Il riconoscimento dell'esimente del diritto di critica presuppone la verità del fatto, l'interesse sociale (pertinenza) e la correttezza formale del linguaggio (continenza).

Proprio perché la critica esprime una maggior valenza valutativa, si deve tollerare in tale contesto anche un uso del linguaggio vivace, ironico, polemico, aspro e pungente.

È stata fatto rientrare nel diritto di critica l'affermazione di un condomino che ha riferito in assemblea di aver "appreso" da terzi (gli artigiani della zona) il modo di procedere dell'amministratore (presente alla riunione) consistente nel richiedere a detti fornitori esosi e odiosi sovrapprezzi tali da rendere sconvenienti i loro servigi.

Secondo il giudicante infatti l'attacco rivolto nei confronti dell'amministratore del condominio non era teso alla denigrazione e all'offesa personale, ma ad una severa censura del suo operato (Trib Paola 28 giugno 2024, n. 516). È chiaro però che definire l'amministratore "emerito idiota", con espressione del tutto decontestualizzata dalle questioni condominiali e, pertanto, gratuita, non può in alcun modo rientrare nella sfera di applicazione del "diritto alla critica", costituendo mero insulto ai danni del destinatario (App. Milano 4 gennaio 2023, n. 7). Allo stesso modo non rientra nell'ambito del diritto di critica il comportamento di un condomino che accusa, durante un'accesa assemblea, l'amministratore di essere disonesto perché si rifiuta di far inserire nel verbale di assemblea il contenuto di un proprio intervento o lo definisce "caca sotto", "piscia sotto", "pagliaccio", in presenza di più di sessanta condomini e continua ad apostrofarlo, in sua assenza, con l'espressione "pagliaccio: in tal caso il partecipante al condominio assume una condotta ingiuriosa assolutamente grave, gratuita e spregevole diretta a compromettere intenzionalmente l'onore, il decoro e la reputazione personale e professionale di chi amministra un caseggiato.

In tali casi il danno arrecato alla reputazione deve essere inteso in senso unitario senza distinguere tra "reputazione personale" e "reputazione professionale", trovando la tutela di tale diritto il fondamento nell'art. 2 Cost. ed in particolare nel rilievo che esso attribuisce alla dignità della persona in quanto tale.

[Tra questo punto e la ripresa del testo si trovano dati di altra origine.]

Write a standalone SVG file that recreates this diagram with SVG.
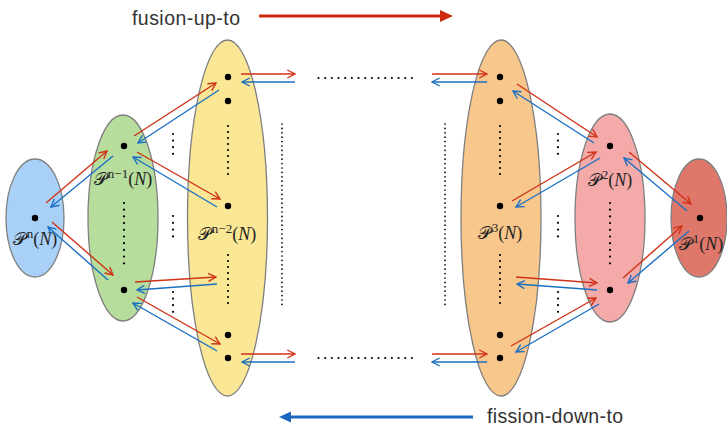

Il danno è pertanto ravvisabile - e come tale deve essere risarcito - nella diminuzione della considerazione della persona da parte dei consociati in genere o di settori o categorie di essi con le quali quella stessa persona abbia ad interagire (Cass. civ., sez. I, 27/04/2016, n. 8397). Tale valutazione, in ogni caso, non potrà che essere equitativa, ex art. 1226 c.c.